When is the best time to visit Hallstatt?

Late May to September is the prime window — mild days around 68-75°F (20-24°C), all the cable cars and lake boats running, and long daylight. May, June, and September are the sweet spot for fewer crowds than peak July-August. December is magical if you want snow and a quiet, frosted village, but many attractions (cable car, boats, mountain restaurants) run reduced hours or close, and access can be icy. October-November and March-April are shoulder seasons: quiet and atmospheric but often grey, wet, and foggy, with some closures. Whenever you go, arrive early or stay late to dodge the midday crush.

Is Hallstatt safe?

Very safe — Austria is one of Europe's safest countries, and Hallstatt is a sleepy alpine village with almost no street crime. The real hazards are practical: the lakeshore paths and the village's steep stone steps get slippery when wet or icy, the funicular and mountain trails involve real altitude, and Lake Hallstatt is cold and deep year-round (not a casual swim). The biggest 'risk' is crowd crush on peak summer days, when narrow lanes fill shoulder to shoulder. Tap water is excellent and drinkable everywhere. The Austria-wide emergency number is 112.

Do I need to speak German?

No. German is the local language, but English is widely spoken across tourism — hotels, restaurants, the boat operators, the cable car, and tour guides all handle English fine, given how international the visitor base is. A few polite words go a long way: 'Grüß Gott' (the regional hello), 'Danke' (thanks), 'Bitte' (please/you're welcome). Menus are usually bilingual. You will not struggle as an English speaker here.

What should I prepare before visiting Hallstatt?

Check Schengen rules (most US, UK, EU, Canada, Australia, NZ, Japan passports are visa-free for 90 days) and the ETIAS authorization rolling out from 2026 (~€7, online). Book accommodation early if you want to stay overnight — Hallstatt has very few rooms and they sell out months ahead in summer. Sort out your transport: there's no direct train, so you arrive via Salzburg or via the Hallstatt–Obertraun station plus a ferry. Important for 2026: the Salzwelten salt mine, its funicular, and the Skywalk are closed for reconstruction until around 30 June 2026, with a shuttle to the Altaussee mine in the meantime — check current status before you build a day around it.

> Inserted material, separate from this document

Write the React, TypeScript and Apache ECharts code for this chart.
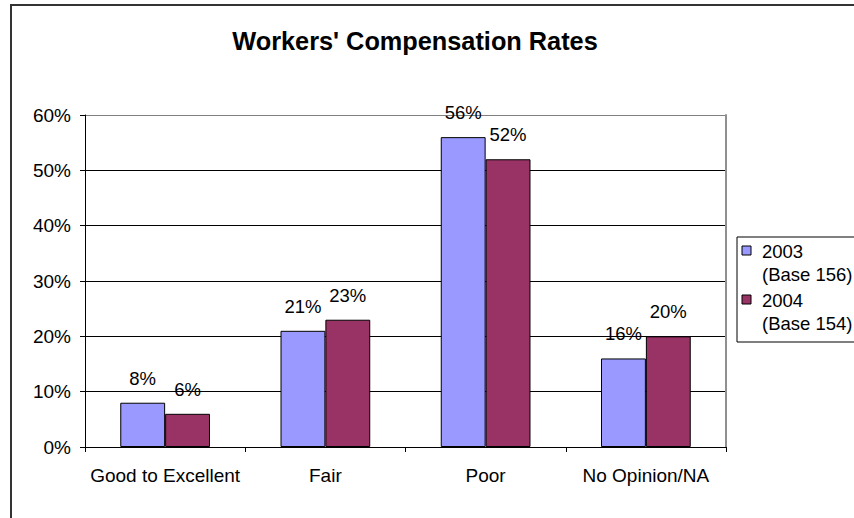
import React, { useEffect, useRef } from "react";
import * as echarts from "echarts";

const categories = ["Good to Excellent", "Fair", "Poor", "No Opinion/NA"];
const values2003 = [8, 21, 56, 16];
const values2004 = [6, 23, 52, 20];
const seriesNames = ["2003", "2004"];
const seriesBases = ["(Base 156)", "(Base 154)"];
const seriesColors = ["#9999FF", "#993366"];
const yTicks = [0, 10, 20, 30, 40, 50, 60];

const FONT = "'Liberation Sans', Arial, sans-serif";

export default function App() {
  const ref = useRef<HTMLDivElement>(null);
  useEffect(() => {
    document.body.style.margin = "0";
    if (!ref.current) return;
    const chart = echarts.init(ref.current, undefined, { renderer: "svg" });
    const legendItems: any[] = [];
    seriesNames.forEach((n, i) => {
      const y0 = 246 + i * 49;
      legendItems.push({
        type: "rect",
        shape: { x: 742, y: y0, width: 9, height: 9 },
        style: { fill: seriesColors[i], stroke: "#000", lineWidth: 1 },
      });
      legendItems.push({
        type: "text",
        x: 762,
        y: y0 + 5,
        style: { text: n, fontSize: 18.5, fontFamily: FONT, fill: "#000", verticalAlign: "middle" },
      });
      legendItems.push({
        type: "text",
        x: 762,
        y: y0 + 28,
        style: { text: seriesBases[i], fontSize: 18.5, fontFamily: FONT, fill: "#000", verticalAlign: "middle" },
      });
    });
    chart.setOption({
      animation: false,
      backgroundColor: "#fff",
      textStyle: { fontFamily: FONT },
      title: {
        text: "Workers' Compensation Rates",
        left: 415,
        top: 28,
        textAlign: "center",
        padding: 0,
        textStyle: { fontSize: 25.3, fontWeight: "bold", color: "#000", fontFamily: FONT },
      },
      grid: { left: 85, right: 128, top: 115, bottom: 71 },
      xAxis: {
        type: "category",
        data: categories,
        axisLine: { lineStyle: { color: "#000", width: 1 } },
        axisTick: { show: true, length: 5, lineStyle: { color: "#000" } },
        axisLabel: { interval: 0, fontSize: 19, color: "#000", margin: 19, fontFamily: FONT },
      },
      yAxis: [
        {
          type: "value",
          min: yTicks[0],
          max: yTicks[yTicks.length - 1],
          interval: 10,
          axisLine: { show: true, lineStyle: { color: "#000", width: 1 } },
          axisTick: { show: true, length: 5, lineStyle: { color: "#000" } },
          axisLabel: { fontSize: 19, color: "#000", margin: 14, formatter: "{value}%", fontFamily: FONT },
          splitLine: {
            show: true,
            lineStyle: { color: ["#000", "#000", "#000", "#000", "#000", "#000", "#808080"], width: 1 },
          },
        },
        {
          type: "value",
          position: "right",
          min: yTicks[0],
          max: yTicks[yTicks.length - 1],
          interval: 10,
          axisLine: { show: true, lineStyle: { color: "#909090", width: 2 } },
          axisTick: { show: false },
          axisLabel: { show: false },
          splitLine: { show: false },
        },
      ],
      series: [
        {
          name: seriesNames[0],
          type: "bar",
          data: values2003,
          barGap: "0%",
          barCategoryGap: "44%",
          itemStyle: { color: seriesColors[0], borderColor: "#000", borderWidth: 1 },
          label: { show: true, position: "top", distance: 15, formatter: "{c}%", fontSize: 18.5, color: "#000", fontFamily: FONT },
        },
        {
          name: seriesNames[1],
          type: "bar",
          data: values2004,
          barGap: "0%",
          barCategoryGap: "44%",
          itemStyle: { color: seriesColors[1], borderColor: "#000", borderWidth: 1 },
          label: { show: true, position: "top", distance: 15, formatter: "{c}%", fontSize: 18.5, color: "#000", fontFamily: FONT },
        },
      ],
      graphic: [
        {
          type: "rect",
          shape: { x: 11, y: 5, width: 900, height: 600 },
          style: { fill: "none", stroke: "#333", lineWidth: 2 },
          silent: true,
        },
        {
          type: "rect",
          shape: { x: 737, y: 237, width: 200, height: 105 },
          style: { fill: "#fff", stroke: "#000", lineWidth: 1 },
        },
        ...legendItems,
      ],
    });
    return () => chart.dispose();
  }, []);
  return <div ref={ref} style={{ width: 854, height: 518 }} />;
}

How does Hallstatt compare to Salzburg or other alpine towns?

Hallstatt is far smaller and more concentrated than Salzburg — Salzburg is a full city (Mozart, Hohensalzburg fortress, Sound of Music sites) you'd give two days, while Hallstatt is a single photogenic village you can see in a few hours. Hallstatt's draw is the postcard view — houses stacked between a lake and the Dachstein cliffs — plus the world's oldest salt mine and the Dachstein ice caves. It's pricier per night than nearby Bad Ischl and gets far more crowded than quieter Salzkammergut spots. The standard combination is Salzburg as your base or city stop, then Hallstatt overnight or as a day trip, ideally with Bad Ischl and the Gosausee in the mix.

Cost & Currency

6 questions

How much does Hallstatt cost per day?

Budget: about $90/day (a guesthouse room or dorm, casual meals, walking, one paid sight). Mid-range: about $195/day (a 3-star lakeside inn, sit-down restaurant dinners, the Dachstein cable car and a lake boat). Luxury: $345+/day (a lakefront hotel room, fish dinners at the better restaurants, a guided day with private transport). Hallstatt runs more expensive than most Austrian villages because it's tiny and tourist-driven, especially for overnight rooms. Figures use €1 ≈ $1.08 (2026).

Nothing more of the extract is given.